3. Who received blanket pardons and the estimated scale
Beyond the 14 commutations, the proclamation ordered “a full, complete and unconditional pardon to all other individuals convicted of offenses related to events that occurred at or near the United States Capitol on January 6, 2021,” a sweeping phrase that federal officials, journalists and legal analysts have estimated covered roughly 1,500–1,600 defendants who had been charged or convicted in January 6 cases [1] [3] [4]. Newsweek, Reuters, The Guardian and other outlets compiled lists or counts shortly after the action, and legal scholars flagged the scale and novelty of such a broad, group-based pardon [3] [7] [8] [6].
4. Where reporters and researchers find consolidated records and lists
Researchers rely primarily on three sources: the White House proclamation itself for the legal directive [1], the Justice Department/Office of the Pardon Attorney for implementation details and certificate issuance [2], and major news organizations that have compiled names and counts — for example Newsweek’s “full list” and BBC coverage that lists the 14 commuted defendants — which serve as accessible catalogs when official list-keeping lags or omits granular identifiers [3] [5]. Wikipedia has also aggregated reporting into a single article summarizing the action and named beneficiaries, but it is derivative of primary government postings and media reporting [4].

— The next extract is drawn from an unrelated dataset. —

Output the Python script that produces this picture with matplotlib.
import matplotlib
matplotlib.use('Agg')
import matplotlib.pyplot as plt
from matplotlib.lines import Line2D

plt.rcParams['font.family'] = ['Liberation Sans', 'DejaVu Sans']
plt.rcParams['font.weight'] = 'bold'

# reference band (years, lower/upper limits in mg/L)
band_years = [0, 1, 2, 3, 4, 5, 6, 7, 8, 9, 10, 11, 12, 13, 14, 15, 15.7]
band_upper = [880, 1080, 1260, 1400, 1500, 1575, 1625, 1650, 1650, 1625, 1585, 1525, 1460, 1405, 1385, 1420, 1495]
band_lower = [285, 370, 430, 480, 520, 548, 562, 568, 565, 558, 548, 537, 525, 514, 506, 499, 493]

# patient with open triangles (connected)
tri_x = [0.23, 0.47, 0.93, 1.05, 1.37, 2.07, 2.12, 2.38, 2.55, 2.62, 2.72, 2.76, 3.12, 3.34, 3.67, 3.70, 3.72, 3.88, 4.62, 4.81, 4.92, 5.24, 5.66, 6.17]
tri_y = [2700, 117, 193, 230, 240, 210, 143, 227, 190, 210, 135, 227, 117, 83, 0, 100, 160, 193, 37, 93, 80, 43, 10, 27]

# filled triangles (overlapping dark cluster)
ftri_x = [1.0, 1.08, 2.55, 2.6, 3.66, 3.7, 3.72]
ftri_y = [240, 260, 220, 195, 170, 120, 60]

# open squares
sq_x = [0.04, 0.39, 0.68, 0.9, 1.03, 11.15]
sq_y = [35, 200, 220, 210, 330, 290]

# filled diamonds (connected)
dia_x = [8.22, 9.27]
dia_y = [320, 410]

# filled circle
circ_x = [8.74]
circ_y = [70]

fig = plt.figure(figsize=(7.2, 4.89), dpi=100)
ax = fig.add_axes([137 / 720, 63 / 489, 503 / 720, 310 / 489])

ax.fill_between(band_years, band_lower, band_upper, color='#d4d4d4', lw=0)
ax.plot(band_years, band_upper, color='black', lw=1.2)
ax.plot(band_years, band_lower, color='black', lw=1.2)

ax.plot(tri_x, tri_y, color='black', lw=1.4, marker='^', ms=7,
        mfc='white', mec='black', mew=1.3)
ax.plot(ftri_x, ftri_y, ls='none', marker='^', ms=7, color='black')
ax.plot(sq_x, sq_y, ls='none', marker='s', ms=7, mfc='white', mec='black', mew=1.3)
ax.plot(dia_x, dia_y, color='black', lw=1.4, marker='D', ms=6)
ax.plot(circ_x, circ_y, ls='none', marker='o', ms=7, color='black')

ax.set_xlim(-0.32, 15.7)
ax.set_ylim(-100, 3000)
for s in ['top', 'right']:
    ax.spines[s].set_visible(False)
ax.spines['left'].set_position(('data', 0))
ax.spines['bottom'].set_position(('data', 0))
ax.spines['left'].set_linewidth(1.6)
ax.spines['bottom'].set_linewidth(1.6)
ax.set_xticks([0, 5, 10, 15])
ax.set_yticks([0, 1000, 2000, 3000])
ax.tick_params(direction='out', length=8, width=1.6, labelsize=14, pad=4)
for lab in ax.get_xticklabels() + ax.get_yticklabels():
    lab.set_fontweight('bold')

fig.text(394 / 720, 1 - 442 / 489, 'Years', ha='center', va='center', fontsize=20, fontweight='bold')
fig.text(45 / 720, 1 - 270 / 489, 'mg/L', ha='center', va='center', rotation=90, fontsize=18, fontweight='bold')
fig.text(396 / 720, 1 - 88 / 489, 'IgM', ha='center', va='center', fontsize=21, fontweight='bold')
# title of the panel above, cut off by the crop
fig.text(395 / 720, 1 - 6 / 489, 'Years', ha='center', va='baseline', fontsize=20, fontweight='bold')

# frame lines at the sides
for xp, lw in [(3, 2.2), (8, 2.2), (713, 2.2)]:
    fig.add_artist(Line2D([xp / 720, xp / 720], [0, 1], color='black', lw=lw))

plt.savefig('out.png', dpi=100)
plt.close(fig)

5. Legal ambiguity, disputes and downstream records battles
Legal commentators and news outlets emphasize that the proclamation’s broad language created disputes over who qualified, how pardons apply to related non-January-6 charges, and what administrative role the DOJ would play in defining coverage — matters that spawned litigation and internal DOJ questions about implementation [9] [1]. Reuters and academic sources reported immediate consequences — including threats and advocacy by pardoned individuals and new legal fights over the scope and meaning of the pardons — meaning that contemporaneous media and DOJ follow-ups remain the primary way to track changing official records and prosecutions post-clemency [7] [6].
6. Bottom line for the public record
The authoritative published records of these actions are the White House proclamation (text and instructions) and the Justice Department/Office of the Pardon Attorney’s implementation pages; journalists and legal scholars have used those documents to report that 14 named Oath Keepers/Proud Boys had sentences commuted and that a blanket pardon was issued to roughly 1,500–1,600 other defendants, with media lists filling in names and post-pardon developments [1] [2] [3] [5]. Where questions remain — about exact counts, individual identity matching, or later supplemental pardons — the official pages and major investigative outlets are the sources to watch; this analysis relies on those published records and contemporaneous reporting [1] [2] [3].